Ukraine has great potential when it comes to producing food on it's high-quality fertile soil, chernozem (black soils). I swear stuff grows here like nowhere else on earth. Even little measly shaded plots next to apartment flats bear cucumbers and tomatoes. If anything, Ukraine could be the center of a revolution as our planet's population swells to over seven billion later this year. Everyone knows that during Soviet times Ukraine was known as The Breadbasket.

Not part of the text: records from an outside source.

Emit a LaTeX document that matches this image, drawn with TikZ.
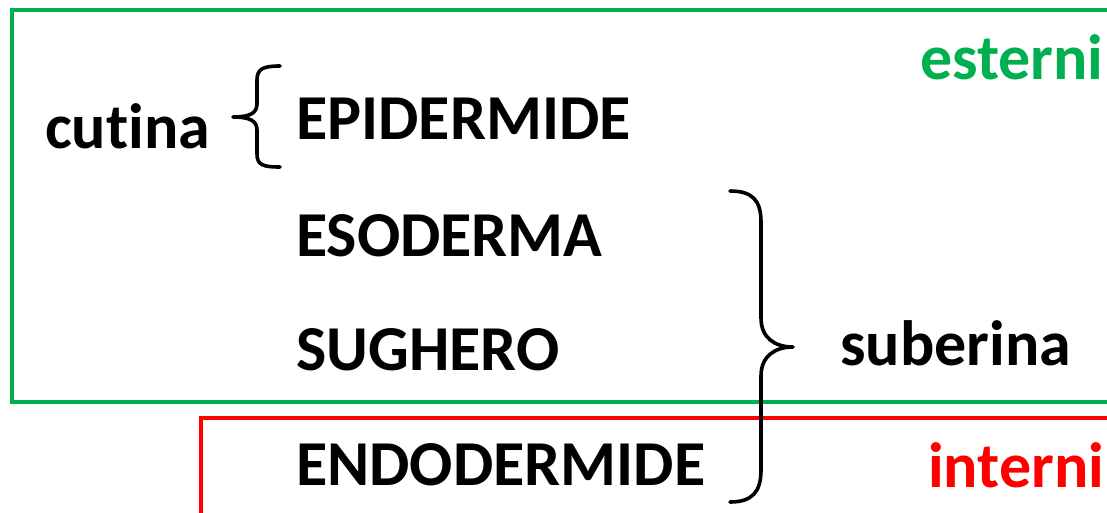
\documentclass[tikz,border=0pt]{standalone}
\usepackage{fontspec}
\setmainfont{Carlito}[Ligatures={NoCommon}]
\definecolor{offgreen}{RGB}{0,176,80}
\definecolor{offred}{RGB}{255,0,0}
\begin{document}
\begin{tikzpicture}[x=1pt,y=-1pt,
  lbl/.style={anchor=base west,inner sep=0pt,font=\fontsize{64}{72}\selectfont\bfseries},
  bracepath/.style={draw=black,line width=3.6pt,line cap=round,line join=round},
  boxline/.style={line width=3.6pt}]
\useasboundingbox (0,0) rectangle (1107,512);
% boxes
\draw[boxline,offgreen] (1110,10) -- (12,10) -- (12,402) -- (1110,402);
\draw[boxline,offred] (1110,418) -- (201,418) -- (201,515);
% texts
\node[lbl] (cutina) at (45,148) {cutina};
\node[lbl] (epi) at (296,139) {EPIDERMIDE};
\node[lbl] (eso) at (296,256) {ESODERMA};
\node[lbl] (sug) at (296,370) {SUGHERO};
\node[lbl] (endo) at (296,485) {ENDODERMIDE};
\node[lbl] (sub) at (840,365) {suberina};
\node[lbl,text=offgreen] (est) at (920,79) {esterni};
\node[lbl,text=offred] (int) at (928,487) {interni};
% braces
\draw[bracepath] (280,66) .. controls (263,66) and (257,69) .. (257,80) -- (257,104)
  .. controls (257,113) and (250,117) .. (233,117)
  .. controls (250,117) and (257,121) .. (257,130) -- (257,154)
  .. controls (257,165) and (263,167) .. (280,167);
\draw[bracepath] (730,191) .. controls (752,191) and (761,200) .. (761,222) -- (761,318)
  .. controls (761,338) and (775,347) .. (793,347)
  .. controls (775,347) and (761,356) .. (761,376) -- (761,470)
  .. controls (761,492) and (752,502) .. (730,502);
\end{tikzpicture}
\end{document}
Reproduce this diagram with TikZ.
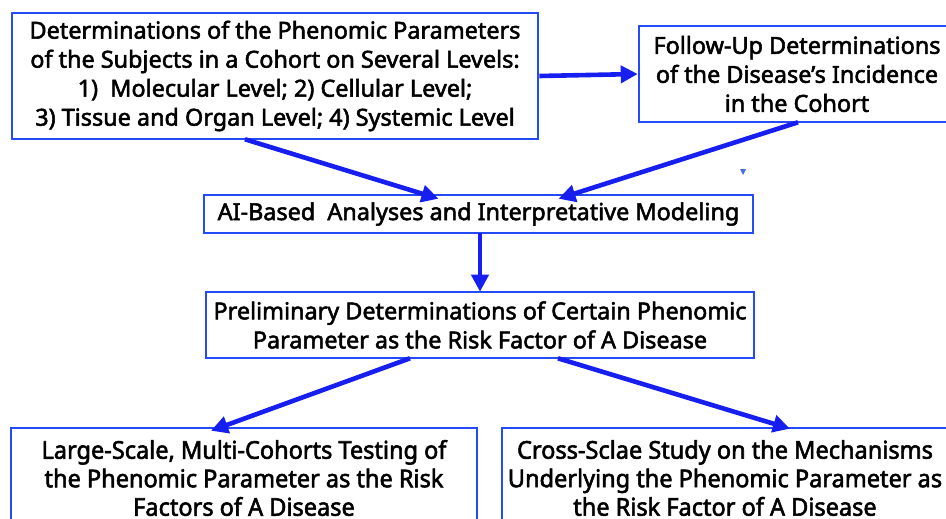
\documentclass[tikz,border=0pt]{standalone}
\usepackage{fontspec}
\setmainfont[FakeBold=2.3]{Noto Sans}
\newfontfamily\condfont[FakeBold=2.3,FakeStretch=0.96]{Noto Sans}
\usetikzlibrary{arrows.meta,calc}
\definecolor{boxblue}{RGB}{35,75,250}
\definecolor{arrblue}{RGB}{22,30,240}
\definecolor{markblue}{RGB}{70,110,220}
\begin{document}
\begin{tikzpicture}[x=1pt,y=-1pt,
  box/.style={draw=boxblue,line width=2.6pt,fill=white,align=center,inner sep=0pt,
    font=\fontsize{23.4}{29}\selectfont,text=black},
  condbox/.style={box,font=\condfont\fontsize{24.5}{28.5}\selectfont},
  arr/.style={draw=arrblue,line width=4.6pt,-{Triangle[length=17pt,width=17pt]}}]
\useasboundingbox (0,0) rectangle (946,519);
\clip (0,0) rectangle (946,519);
\node[box,minimum width=526pt,minimum height=126pt] (b1) at (275,76)
  {Determinations of the Phenomic Parameters\\of the Subjects in a Cohort on Several Levels:\\1)\ \ Molecular Level; 2) Cellular Level;\\3) Tissue and Organ Level; 4) Systemic Level};
\node[box,minimum width=316pt,minimum height=96pt] (b2) at (797,74)
  {Follow-Up Determinations\\of the Disease’s Incidence\\in the Cohort};
\node[box,minimum width=549pt,minimum height=38pt] (b3) at (478.5,214)
  {AI-Based\ \ Analyses and Interpretative Modeling};
\node[box,minimum width=548pt,minimum height=66pt] (b4) at (480,325)
  {Preliminary Determinations of Certain Phenomic\\Parameter as the Risk Factor of A Disease};
\node[condbox,minimum width=466pt,minimum height=100pt] (b5) at (244,478)
  {Large-Scale, Multi-Cohorts Testing of\\the Phenomic Parameter as the Risk\\Factors of A Disease};
\node[condbox,minimum width=446pt,minimum height=100pt] (b6) at (725,478)
  {Cross-Sclae Study on the Mechanisms\\Underlying the Phenomic Parameter as\\the Risk Factor of A Disease};
\draw[arr] (b1.east) -- (b2.west);
\draw[arr] ([xshift=-30pt,yshift=1pt]b1.south) -- ([xshift=-40pt,yshift=-5pt]b3.north);
\draw[arr] ([xshift=1pt,yshift=1pt]b2.south) -- ([xshift=80pt,yshift=-5pt]b3.north);
\draw[arr] ([xshift=1.5pt,yshift=1pt]b3.south) -- ([xshift=0pt,yshift=-1pt]b4.north);
\draw[arr] ([xshift=-70pt,yshift=1pt]b4.south) -- ([xshift=-33pt,yshift=-4pt]b5.north);
\draw[arr] ([xshift=78pt,yshift=1pt]b4.south) -- ([xshift=65pt,yshift=-2pt]b6.north);
\fill[markblue] (740,169) -- (746,169) -- (743,175) -- cycle;
\end{tikzpicture}
\end{document}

There are several barriers stalling abundance. The first is land reform which has been encouraged by the international community for years now. Currently, land is leased and can't be sold to foreign agricultural and food industry groups that can offer critical investment. The second is the prominence of government monopolies that set quotas and prices. Other issues I overhear include high-interest financing and lending, poor infrastructure, quality and safety concerns, and the small individual size of land plots. Experts say that with changes to the land-use law alone Ukraine could easily triple or quadruple its output. I'd love to have a conversation about weaknesses in Ukraine's agriculture sector, but personally writing about it does little justice.
So in the meantime I'll get better at milking goats and gathering stories about the glory days.